DUI – Can you refuse to have your breath tested?
The State of Washington’s Implied Consent law – Basically reads, if you drive a vehicle, you automatically give consent to have your breath or blood tested if a law enforcement officer believes you have been driving under the influence of alcohol or drugs.
The officer shall inform the person of his or her right to refuse the breath or blood test, and of his or her right to have additional tests administered by any qualified person of his or her choosing as provided in RCW 46.61.506. The officer shall warn the driver, in substantially the following language, that:
(a) If the driver refuses to take the test, the driver’s license, permit, or privilege to drive will be revoked or denied for at least one year; and
(b) If the driver refuses to take the test, the driver’s refusal to take the test may be used in a criminal trial; and
(c) If the driver submits to the test and the test is administered, the driver’s license, permit, or privilege to drive will be suspended, revoked, or denied for at least ninety days if the driver is age twenty-one or over and the test indicates the alcohol concentration of the driver’s breath or blood is 0.08 or more, or if the driver is under age twenty-one and the test indicates the alcohol concentration of the driver’s breath or blood is 0.02 or more, or if the driver is under age twenty-one and the driver is in violation of RCW 46.61.502 or 46.61.504; and
(d) If the driver’s license, permit, or privilege to drive is suspended, revoked, or denied the driver may be eligible to immediately apply for an ignition interlock driver’s license.

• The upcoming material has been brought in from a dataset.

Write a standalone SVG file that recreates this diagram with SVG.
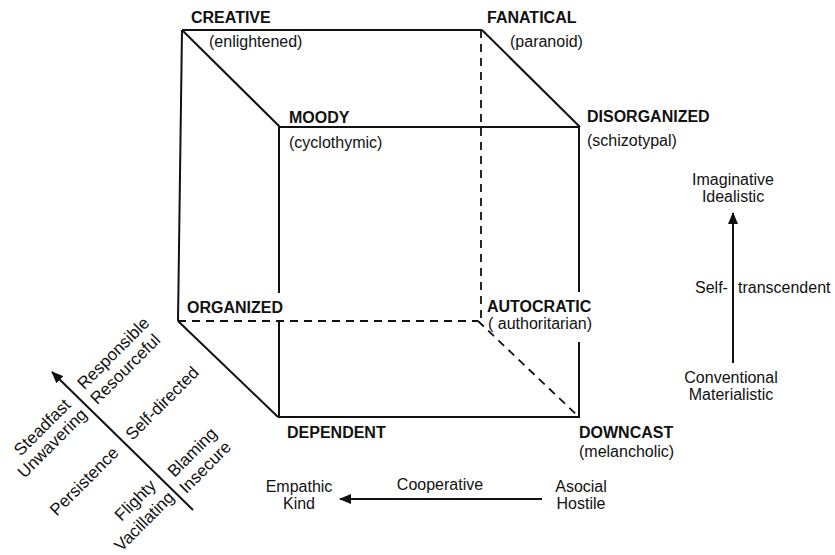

Although your driver’s license will not be suspended automatically, the amount of time until the suspension takes effect depends on the type of offense. Once that has been determined your license can be suspended from 90 days to 4 years.
No driver’s license? No problem! If you are stopped for a DUI, it will be reported the same way as a licensed driver and the Washington State Department of Licensing will create a record based on the information provided by the law enforcement agency.